Bitcoin’s New Compass: Saylor Declares Halving Cycle Dead, Points to Capital Flows

Michael Saylor, chief of Strategy, delivered a sharp verdict today, April 4, 2026: Bitcoin’s long-revered four-year cycle is over. He declared it dead.
The global consensus now frames BTC as digital capital. Its price, Saylor asserted on X, no longer dances to the halving beat. Instead, capital flows dictate its trajectory.
This isn’t a minor pronouncement. Saylor’s company, Strategy, commands the largest corporate treasury of Bitcoin, holding 762,099 BTC—a staggering $51.39 billion. His words carry weight. He sees bank and digital credit as the new engines for Bitcoin’s growth. This perspective underscores a fundamental shift: Bitcoin’s valuation moving beyond its intrinsic issuance mechanics to broader financial integration.
For years, the halving event defined market expectations. Every four years, Bitcoin’s protocol cuts the supply of new coins to miners by half. Historically, 2012, 2016, and 2020 halvings preceded massive bull runs in 2013, 2017, and 2021. The logic was simple: less new supply, sustained demand, higher prices. The most recent halving occurred in 2024, yet Saylor now dismisses this pattern.
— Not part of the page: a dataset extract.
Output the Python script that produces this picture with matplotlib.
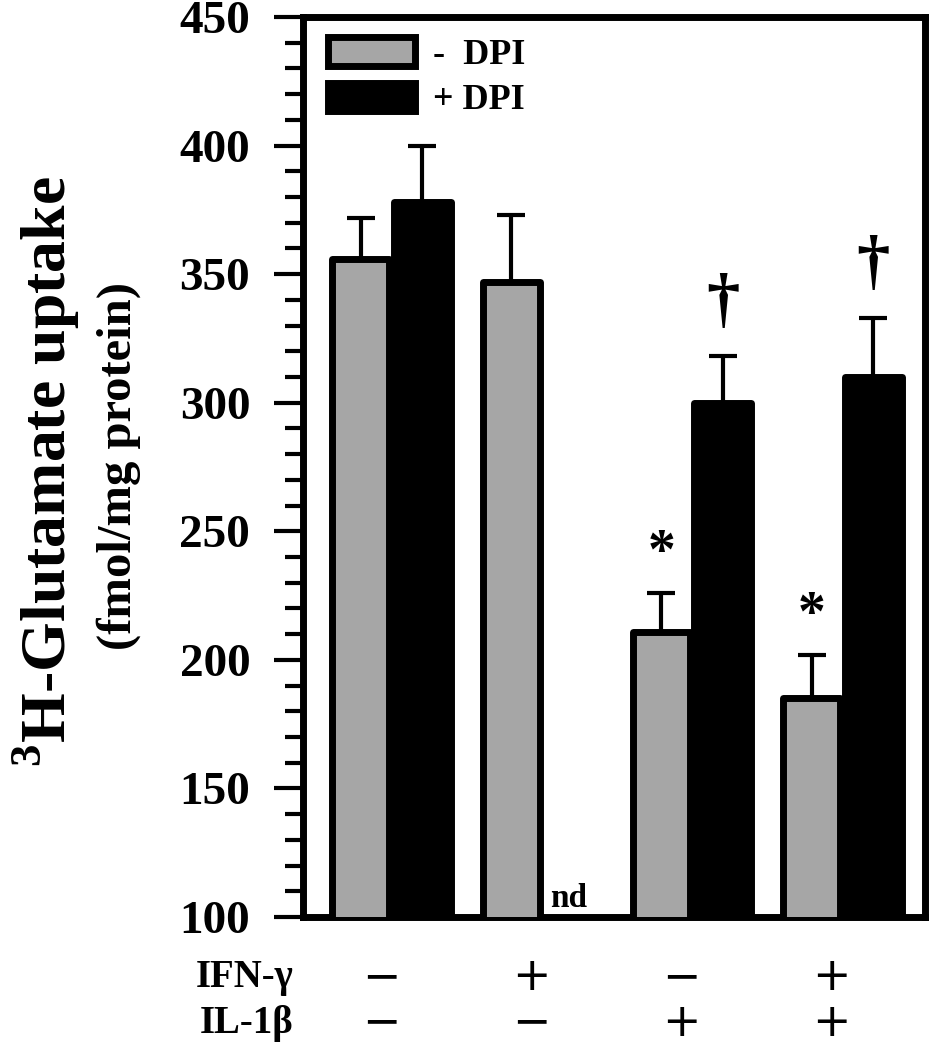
import numpy as np
import matplotlib.pyplot as plt
from matplotlib.ticker import MultipleLocator

plt.rcParams['font.family'] = ['Liberation Serif', 'DejaVu Serif']
plt.rcParams['font.weight'] = 'bold'
plt.rcParams['mathtext.fontset'] = 'custom'
plt.rcParams['mathtext.rm'] = 'Liberation Serif:bold'
plt.rcParams['mathtext.bf'] = 'Liberation Serif:bold'

# data
groups = ['ctrl', 'IFN', 'IL1', 'IFN+IL1']
minus_dpi = [356, 347, 211, 185]
minus_dpi_err = [16, 26, 15, 17]
plus_dpi = [378, np.nan, 300, 310]     # nd for IFN-gamma alone
plus_dpi_err = [22, np.nan, 18, 23]
ifn_row = ['\u2212', '+', '\u2212', '+']
il1_row = ['\u2212', '\u2212', '+', '+']
stars_minus = ['', '', '*', '*']
daggers_plus = ['', '', '\u2020', '\u2020']

gray = '#a6a6a6'
x = np.arange(len(groups))
w = 0.38
off = 0.205

fig = plt.figure(figsize=(9.36, 10.5), dpi=100)
ax = fig.add_axes([0.3237, 0.1267, 0.6645, 0.8571])

ax.bar(x - off, minus_dpi, w, color=gray, edgecolor='black', linewidth=5,
       joinstyle='round', label='-  DPI', zorder=3)
ax.bar(x + off, np.nan_to_num(plus_dpi), w, color='black', edgecolor='black',
       linewidth=5, joinstyle='round', label='+ DPI', zorder=3)

ax.errorbar(x - off, minus_dpi, yerr=[np.zeros(4), minus_dpi_err], fmt='none',
            ecolor='black', elinewidth=3, capsize=10, capthick=3, zorder=2)
ax.errorbar(x + off, plus_dpi, yerr=[np.zeros(4), plus_dpi_err], fmt='none',
            ecolor='black', elinewidth=3, capsize=10, capthick=3, zorder=2)

# significance marks
for i in range(len(groups)):
    if stars_minus[i]:
        ax.annotate(stars_minus[i], (x[i] - off, minus_dpi[i] + minus_dpi_err[i]),
                    xytext=(0, 28), textcoords='offset points', ha='center',
                    va='center', fontsize=40)
    if daggers_plus[i]:
        ax.annotate(daggers_plus[i], (x[i] + off, plus_dpi[i] + plus_dpi_err[i]),
                    xytext=(0, 38), textcoords='offset points', ha='center',
                    va='center', fontsize=48)
    if np.isnan(plus_dpi[i]):
        ax.annotate('nd', (x[i] + off, 100), xytext=(-3, 2), textcoords='offset points',
                    ha='center', va='bottom', fontsize=24)

ax.set_ylim(100, 450)
ax.set_xlim(-0.59, 3.55)
ax.yaxis.set_major_locator(MultipleLocator(50))
ax.yaxis.set_minor_locator(MultipleLocator(10))
ax.tick_params(axis='y', which='major', direction='out', length=21, width=3,
               labelsize=34, pad=17)
ax.tick_params(axis='y', which='minor', direction='out', length=13, width=3)
ax.set_xticks([])
for sp in ax.spines.values():
    sp.set_linewidth(5)

# condition table under the axis
xt = ax.get_xaxis_transform()
for i in range(len(groups)):
    ax.text(x[i] - 0.07, -0.067, ifn_row[i], transform=xt, ha='center', va='center',
            fontsize=33, fontweight='normal', family='DejaVu Sans')
    ax.text(x[i] - 0.07, -0.118, il1_row[i], transform=xt, ha='center', va='center',
            fontsize=33, fontweight='normal', family='DejaVu Sans')
ax.text(-0.016, -0.067, 'IFN-\u03b3', transform=ax.transAxes, ha='right', va='center',
        fontsize=28)
ax.text(-0.016, -0.118, 'IL-1\u03b2', transform=ax.transAxes, ha='right', va='center',
        fontsize=28)

# y label in two lines
fig.text(46 / 936, 1 - 472 / 1050, r'$^{3}$H-Glutamate uptake', rotation=90,
         ha='center', va='center', fontsize=46)
fig.text(119 / 936, 1 - 466 / 1050, '(fmol/mg protein)', rotation=90,
         ha='center', va='center', fontsize=35)

ax.legend(loc='upper left', bbox_to_anchor=(0.04, 0.978), frameon=False, fontsize=26,
          handlelength=2.4, handleheight=0.85, handletextpad=0.5, labelspacing=0.3,
          borderpad=0, borderaxespad=0)

fig.savefig('out.png', dpi=100)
The advent of spot Bitcoin exchange-traded funds (ETFs) in major markets like the U.S. has democratized institutional access, pouring unprecedented volumes of capital into the asset. This structural change significantly amplified external financial forces over internal supply mechanisms, giving credence to Saylor’s argument.
Saylor also sounded a stark warning. The greatest risk to Bitcoin, he stressed, isn’t market volatility or external attacks. It’s “bad ideas that generate iatrogenic changes in the protocol.” The medical term “iatrogenic” describes harm caused by an attempted cure. Applied to Bitcoin, it means well-intentioned modifications that inadvertently damage its core properties: limited supply, network security, or decentralization. Bitcoin’s strength, in this view, lies in its predictable, unyielding rules. Tampering with them, even to ‘optimize,’ could erode the very trust that underpins its value as digital capital.